Another implementation uses a logic circuit 16 connected between the input buffer 12 and the shift register 22 of the convolutional feedback encoder 20 to initialize the encoder 20. In this embodiment, which is shown in Figure 3, the elements of the input buffer 12 are connected in a predetermined fashion to a series of summation nodes 18 which are connected to elements 24 of the shift register 22.

The summation nodes 16 form linear combinations of selected bits in the information sequence {I} which are then passed to a respective element 24 in the shift register 22. The logic circuit 16 could be hard-wired.
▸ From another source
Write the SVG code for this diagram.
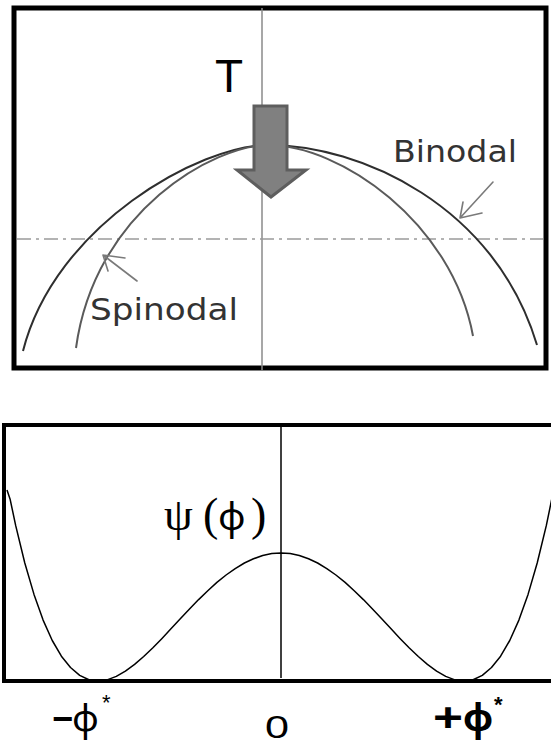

The output of the summation nodes 18 in the logic circuit 16 would be clocked so that the encoder 20 is initialized after the input buffer 12 is filled with a new information sequence {I}.

From the forgoing, it is apparent that the techniques described above to find the starting state of the encoder 20 can be implemented easily using a either a processor or logic circuit. These techniques enable the use of tail-biting codes in recursive convolutional encoders which are useful for encoding relatively short information sequences.

It is to be appreciated that encoders involving multiple bit inputs with multiple shift registers can be treated as encoders with a single multilevel input and a single multilevel arithmetic being performed. Thus, the methods of this application are applicable in these cases also.

The present invention may, of course, be carried out in other specific ways than those herein set forth without departing from the spirit and essential characteristics of the invention. The present embodiments are, therefore, to be considered in all respects as illustrative and not restrictive, and all changes coming within the meaning and equivalency range of the appended claims are intended to be embraced therein.